Я абсолютно убежден, что он мог дружить, что Некрасову, например, он был настоящим другом. Он говорил, что его стихи пушкински хороши, искренне любил их. Я думаю, что Дружинин, Боткин, Островский, Мопассан, Полонский – безусловно. Но тут, конечно, есть много гадостей, потому что любовь к представителям «чистого искусства» и дружба – это заставляло его глупости иногда ужасные говорить, вроде «поэзия не ночевала в стихах Некрасова». На что Блок обидчиво заметил: «Тургенев относился к поэзии как к старой тетушке, а сам, однако, написал «Утро туманное, утро седое…» Действительно, у него были под конец абсолютно стародевические вкусы. Но он дружить умел. Он был замечательным другом. Другое плохо – он был, может быть, и хорошим другом, но он был очень плохим врагом. Вот это гадко.
Немножко женственные они были натуры, по-бабьи сплетничали. Ну вот история с Панаевой, с наследством… Шумная история: Панаева присвоила чужое наследство, Некрасов взял на себя этот грех. Тургенев знал эту историю. И тем не менее он ни слова не сказал в защиту Некрасова. Больше того, он распускал эту сплетню. И Герцен знал эту историю. И Герцен на Некрасова клеветал. Некрасов был неоднократной жертвой клеветы. Вообще Тургенев много о своих врагах сплетничал, что говорить. И он страшно ненавидел, физиологически ненавидел Чернышевского и отказывал ему в любых человеческих достоинствах.

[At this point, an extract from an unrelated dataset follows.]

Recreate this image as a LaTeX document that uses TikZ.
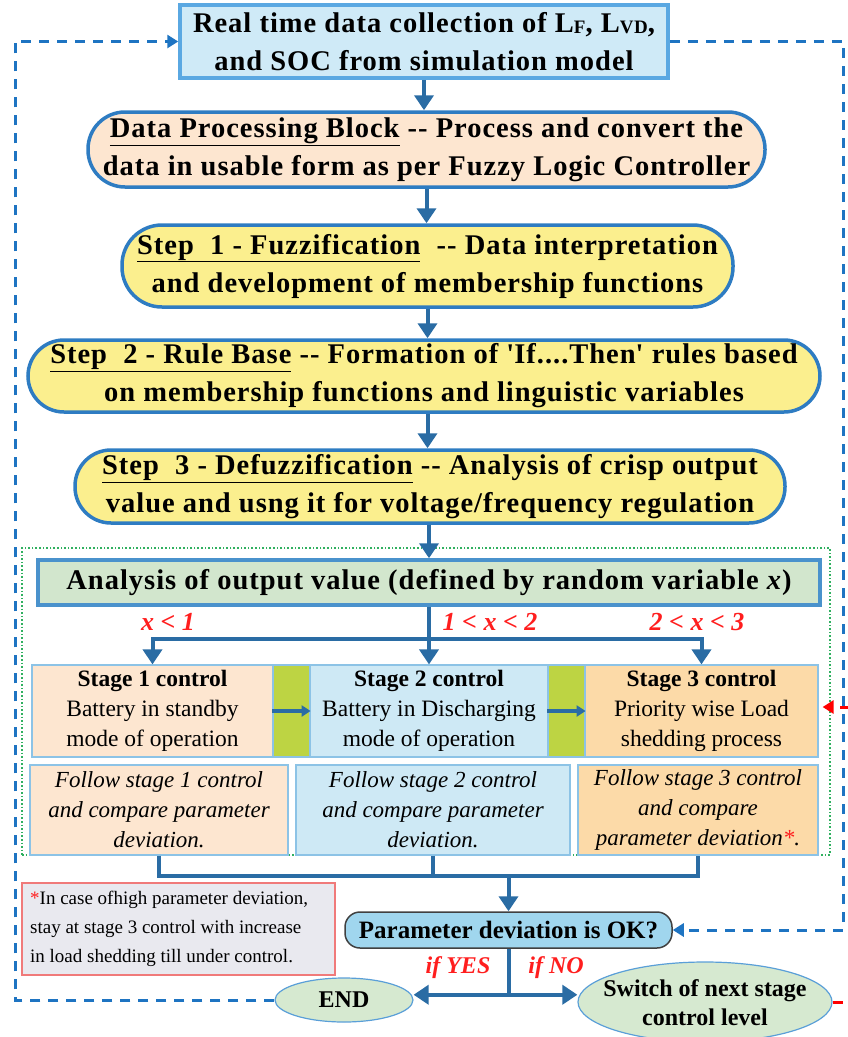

Скажем так, он был хорошим, хотя и довольно дистанцированным и довольно трезвым другом, и очень неприятным, по-бабски злопамятным врагом. Только в одном ему нельзя отказать: он умел объективно своих врагов оценивать. Он не любил молодого Толстого, не любил за фальшь, за руссоизм, за неловкость душевную, ну, многое ему не нравилось… Особенно, конечно, его постоянное желание быть хорошим. Но все-таки, прочитав «Поликушку», говорил же он: « До спинной кости продирает, а она у нас уже толстая и грубая ». Так что понимал он, кто чего стоит. И, начав читать «Анну Каренину», скептически (все это манерно и мелко и даже, страшно сказать, скучно – пишет он) он заканчивает ее в убеждении, что перед нами великий роман. В общем, он все-таки умел врага объективно ценить, а перед смертью с врагом и помириться.